TASK REQUIREMENTS: Write the data out again exactly, dropping any images it holds.

RECORDED DATA:
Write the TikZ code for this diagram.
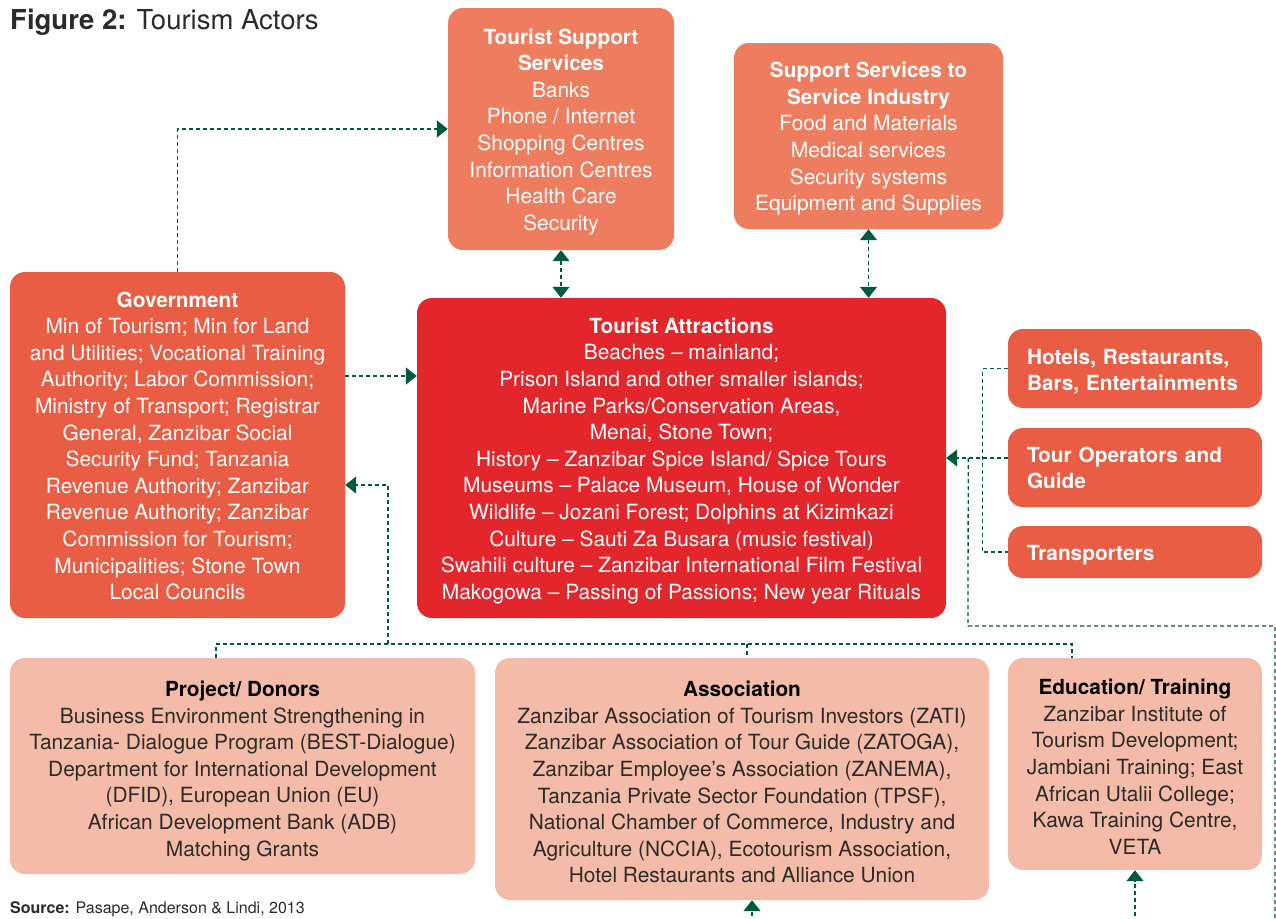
\documentclass[tikz,border=0pt]{standalone}
\usepackage{fontspec}
\setmainfont{TeX Gyre Heros}
\usetikzlibrary{arrows.meta,positioning}
\definecolor{supp}{HTML}{EE7D60}
\definecolor{govc}{HTML}{E85D43}
\definecolor{attr}{HTML}{E3262B}
\definecolor{base}{HTML}{F4BCA8}
\definecolor{lnk}{HTML}{005A3C}
\definecolor{ink}{HTML}{2B2B2B}
\newcommand{\boxfont}{\fontsize{20.9}{26.6}\selectfont}
% heading line; the strut sets how far the block sits down in its box
\newcommand{\hd}[2][21pt]{\rule{0pt}{#1}\textbf{\fontsize{20.8}{26.6}\selectfont #2}}
\tikzset{
  actor/.style={rounded corners=15pt, align=center, inner sep=0pt, font=\boxfont},
  supbox/.style={actor, fill=supp, text=white},
  govbox/.style={actor, fill=govc, text=white},
  attbox/.style={actor, fill=attr, text=white},
  sidebox/.style={actor, fill=govc, text=white, align=left, inner xsep=19pt, text width=216pt},
  basebox/.style={actor, fill=base, text=ink},
  link/.style={lnk, line width=1.3pt, dash pattern=on 4pt off 3pt},
  gtri/.tip={Triangle[width=17pt,length=11pt]},
}

\begin{document}
\begin{tikzpicture}[x=1pt,y=-1pt]
 \useasboundingbox (0,0) rectangle (1276,918);
 \node[anchor=base west, inner sep=0pt, text=ink, font=\fontsize{27.5}{33}\selectfont] (title) at (10,29) {\textbf{Figure 2:} Tourism Actors};
 % top row
 \node[supbox, minimum width=226pt, minimum height=242pt] (tss) at (561,129)
  {\hd{Tourist Support}\\\hd{Services}\\Banks\\Phone / Internet\\Shopping Centres\\Information Centres\\Health Care\\Security};
 \node[supbox, minimum width=269pt, minimum height=186pt] (sssi) at (868.5,136)
  {\hd{Support Services to}\\\hd{Service Industry}\\Food and Materials\\Medical services\\Security systems\\Equipment and Supplies};
 % middle row
 \node[govbox, minimum width=335pt, minimum height=346pt] (gov) at (177.5,445)
  {\hd[17pt]{Government}\\Min of Tourism; Min for Land\\and Utilities; Vocational Training\\Authority; Labor Commission;\\Ministry of Transport; Registrar\\General, Zanzibar Social\\Security Fund; Tanzania\\Revenue Authority; Zanzibar\\Revenue Authority; Zanzibar\\Commission for Tourism;\\Municipalities; Stone Town\\Local Councils};
 \node[attbox, minimum width=529pt, minimum height=320pt] (ta) at (681.5,458)
  {\hd{Tourist Attractions}\\Beaches -- mainland;\\Prison Island and other smaller islands;\\Marine Parks/Conservation Areas,\\Menai, Stone Town;\\History -- Zanzibar Spice Island/ Spice Tours\\Museums -- Palace Museum, House of Wonder\\Wildlife -- Jozani Forest; Dolphins at Kizimkazi\\Culture -- Sauti Za Busara (music festival)\\Swahili culture -- Zanzibar International Film Festival\\Makogowa -- Passing of Passions; New year Rituals};
 \node[sidebox, minimum height=79pt] (hotels) at (1135,368.5) {\hd[22pt]{Hotels, Restaurants,}\\\hd{Bars, Entertainments}};
 \node[sidebox, minimum height=79pt] (tour) at (1135,467.5) {\hd[16pt]{Tour Operators and}\\\hd{Guide}};
 \node[sidebox, minimum height=52pt] (trans) at (1135,552) {\hd{Transporters}};
 % bottom row
 \node[basebox, minimum width=465pt, minimum height=216pt] (proj) at (242.5,766)
  {\hd[25pt]{\color{black}Project/ Donors}\\Business Environment Strengthening in\\Tanzania- Dialogue Program (BEST-Dialogue)\\Department for International Development\\(DFID), European Union (EU)\\African Development Bank (ADB)\\Matching Grants};
 \node[basebox, minimum width=494pt, minimum height=242pt] (assoc) at (742,779)
  {\hd[22pt]{\color{black}Association}\\Zanzibar Association of Tourism Investors (ZATI)\\Zanzibar Association of Tour Guide (ZATOGA),\\Zanzibar Employee’s Association (ZANEMA),\\Tanzania Private Sector Foundation (TPSF),\\National Chamber of Commerce, Industry and\\Agriculture (NCCIA), Ecotourism Association,\\Hotel Restaurants and Alliance Union};
 \node[basebox, minimum width=254pt, minimum height=212pt] (edu) at (1135,764)
  {\hd{\color{black}Education/ Training}\\Zanzibar Institute of\\Tourism Development;\\Jambiani Training; East\\African Utalii College;\\Kawa Training Centre,\\VETA};
 \node[anchor=base west, inner sep=0pt, text=ink, font=\fontsize{16}{19}\selectfont] (src) at (10,913) {\textbf{Source:} Pasape, Anderson \& Lindi, 2013};
 % links between actors
 \draw[link,-gtri] (gov.north) |- (tss.west);
 \path ([yshift=69pt]gov.east) coordinate (g1);
 \draw[link,-gtri] (g1) -- (g1 -| ta.west);
 \draw[link,gtri-gtri] (tss.south) -- (tss.south |- ta.north);
 \draw[link,gtri-gtri] (sssi.south) -- (sssi.south |- ta.north);
 \draw[link] (hotels.west) -| ([xshift=-25pt]tour.west) |- (trans.west);
 \draw[link,-gtri] (ta.east -| tour.west) -- (ta.east);
 \coordinate (tap) at ([xshift=22pt]ta.east);
 \coordinate (rturn) at (968,626);
 \coordinate (rin) at (1275,930);
 \draw[link] (tap) -- (rturn) -| (rin);
 % bus along the bottom row
 \coordinate (busl) at (216,644);
 \coordinate (busg) at (388,644);
 \coordinate (busm) at (747,644);
 \coordinate (busr) at (1072,644);
 \draw[link] (busl |- proj.north) -- (busl) -- (busr) -- (busr |- edu.north);
 \draw[link] (busm) -- (busm |- assoc.north);
 \draw[link,-gtri] (busg) |- ([yshift=-40pt]gov.east);
 \coordinate (ain) at (752,930);
 \coordinate (ein) at (1135,930);
 \draw[link,-gtri] (ain) -- (ain |- assoc.south);
 \draw[link,-gtri] (ein) -- (edu.south);
\end{tikzpicture}
\end{document}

FINISHED EXERCISE:
Write the TikZ code for this diagram.
\documentclass[tikz,border=0pt]{standalone}
\usepackage{fontspec}
\setmainfont{TeX Gyre Heros}
\usetikzlibrary{arrows.meta,positioning}
\definecolor{supp}{HTML}{EE7D60}
\definecolor{govc}{HTML}{E85D43}
\definecolor{attr}{HTML}{E3262B}
\definecolor{base}{HTML}{F4BCA8}
\definecolor{lnk}{HTML}{005A3C}
\definecolor{ink}{HTML}{2B2B2B}
\newcommand{\boxfont}{\fontsize{20.9}{26.6}\selectfont}
% heading line; the strut sets how far the block sits down in its box
\newcommand{\hd}[2][21pt]{\rule{0pt}{#1}\textbf{\fontsize{20.8}{26.6}\selectfont #2}}
\tikzset{
  actor/.style={rounded corners=15pt, align=center, inner sep=0pt, font=\boxfont},
  supbox/.style={actor, fill=supp, text=white},
  govbox/.style={actor, fill=govc, text=white},
  attbox/.style={actor, fill=attr, text=white},
  sidebox/.style={actor, fill=govc, text=white, align=left, inner xsep=19pt, text width=216pt},
  basebox/.style={actor, fill=base, text=ink},
  link/.style={lnk, line width=1.3pt, dash pattern=on 4pt off 3pt},
  gtri/.tip={Triangle[width=17pt,length=11pt]},
}

\begin{document}
\begin{tikzpicture}[x=1pt,y=-1pt]
 \useasboundingbox (0,0) rectangle (1276,918);
 \node[anchor=base west, inner sep=0pt, text=ink, font=\fontsize{27.5}{33}\selectfont] (title) at (10,29) {\textbf{Figure 2:} Tourism Actors};
 % top row
 \node[supbox, minimum width=226pt, minimum height=242pt] (tss) at (561,129)
  {\hd{Tourist Support}\\\hd{Services}\\Banks\\Phone / Internet\\Shopping Centres\\Information Centres\\Health Care\\Security};
 \node[supbox, minimum width=269pt, minimum height=186pt] (sssi) at (868.5,136)
  {\hd{Support Services to}\\\hd{Service Industry}\\Food and Materials\\Medical services\\Security systems\\Equipment and Supplies};
 % middle row
 \node[govbox, minimum width=335pt, minimum height=346pt] (gov) at (177.5,445)
  {\hd[17pt]{Government}\\Min of Tourism; Min for Land\\and Utilities; Vocational Training\\Authority; Labor Commission;\\Ministry of Transport; Registrar\\General, Zanzibar Social\\Security Fund; Tanzania\\Revenue Authority; Zanzibar\\Revenue Authority; Zanzibar\\Commission for Tourism;\\Municipalities; Stone Town\\Local Councils};
 \node[attbox, minimum width=529pt, minimum height=320pt] (ta) at (681.5,458)
  {\hd{Tourist Attractions}\\Beaches -- mainland;\\Prison Island and other smaller islands;\\Marine Parks/Conservation Areas,\\Menai, Stone Town;\\History -- Zanzibar Spice Island/ Spice Tours\\Museums -- Palace Museum, House of Wonder\\Wildlife -- Jozani Forest; Dolphins at Kizimkazi\\Culture -- Sauti Za Busara (music festival)\\Swahili culture -- Zanzibar International Film Festival\\Makogowa -- Passing of Passions; New year Rituals};
 \node[sidebox, minimum height=79pt] (hotels) at (1135,368.5) {\hd[22pt]{Hotels, Restaurants,}\\\hd{Bars, Entertainments}};
 \node[sidebox, minimum height=79pt] (tour) at (1135,467.5) {\hd[16pt]{Tour Operators and}\\\hd{Guide}};
 \node[sidebox, minimum height=52pt] (trans) at (1135,552) {\hd{Transporters}};
 % bottom row
 \node[basebox, minimum width=465pt, minimum height=216pt] (proj) at (242.5,766)
  {\hd[25pt]{\color{black}Project/ Donors}\\Business Environment Strengthening in\\Tanzania- Dialogue Program (BEST-Dialogue)\\Department for International Development\\(DFID), European Union (EU)\\African Development Bank (ADB)\\Matching Grants};
 \node[basebox, minimum width=494pt, minimum height=242pt] (assoc) at (742,779)
  {\hd[22pt]{\color{black}Association}\\Zanzibar Association of Tourism Investors (ZATI)\\Zanzibar Association of Tour Guide (ZATOGA),\\Zanzibar Employee’s Association (ZANEMA),\\Tanzania Private Sector Foundation (TPSF),\\National Chamber of Commerce, Industry and\\Agriculture (NCCIA), Ecotourism Association,\\Hotel Restaurants and Alliance Union};
 \node[basebox, minimum width=254pt, minimum height=212pt] (edu) at (1135,764)
  {\hd{\color{black}Education/ Training}\\Zanzibar Institute of\\Tourism Development;\\Jambiani Training; East\\African Utalii College;\\Kawa Training Centre,\\VETA};
 \node[anchor=base west, inner sep=0pt, text=ink, font=\fontsize{16}{19}\selectfont] (src) at (10,913) {\textbf{Source:} Pasape, Anderson \& Lindi, 2013};
 % links between actors
 \draw[link,-gtri] (gov.north) |- (tss.west);
 \path ([yshift=69pt]gov.east) coordinate (g1);
 \draw[link,-gtri] (g1) -- (g1 -| ta.west);
 \draw[link,gtri-gtri] (tss.south) -- (tss.south |- ta.north);
 \draw[link,gtri-gtri] (sssi.south) -- (sssi.south |- ta.north);
 \draw[link] (hotels.west) -| ([xshift=-25pt]tour.west) |- (trans.west);
 \draw[link,-gtri] (ta.east -| tour.west) -- (ta.east);
 \coordinate (tap) at ([xshift=22pt]ta.east);
 \coordinate (rturn) at (968,626);
 \coordinate (rin) at (1275,930);
 \draw[link] (tap) -- (rturn) -| (rin);
 % bus along the bottom row
 \coordinate (busl) at (216,644);
 \coordinate (busg) at (388,644);
 \coordinate (busm) at (747,644);
 \coordinate (busr) at (1072,644);
 \draw[link] (busl |- proj.north) -- (busl) -- (busr) -- (busr |- edu.north);
 \draw[link] (busm) -- (busm |- assoc.north);
 \draw[link,-gtri] (busg) |- ([yshift=-40pt]gov.east);
 \coordinate (ain) at (752,930);
 \coordinate (ein) at (1135,930);
 \draw[link,-gtri] (ain) -- (ain |- assoc.south);
 \draw[link,-gtri] (ein) -- (edu.south);
\end{tikzpicture}
\end{document}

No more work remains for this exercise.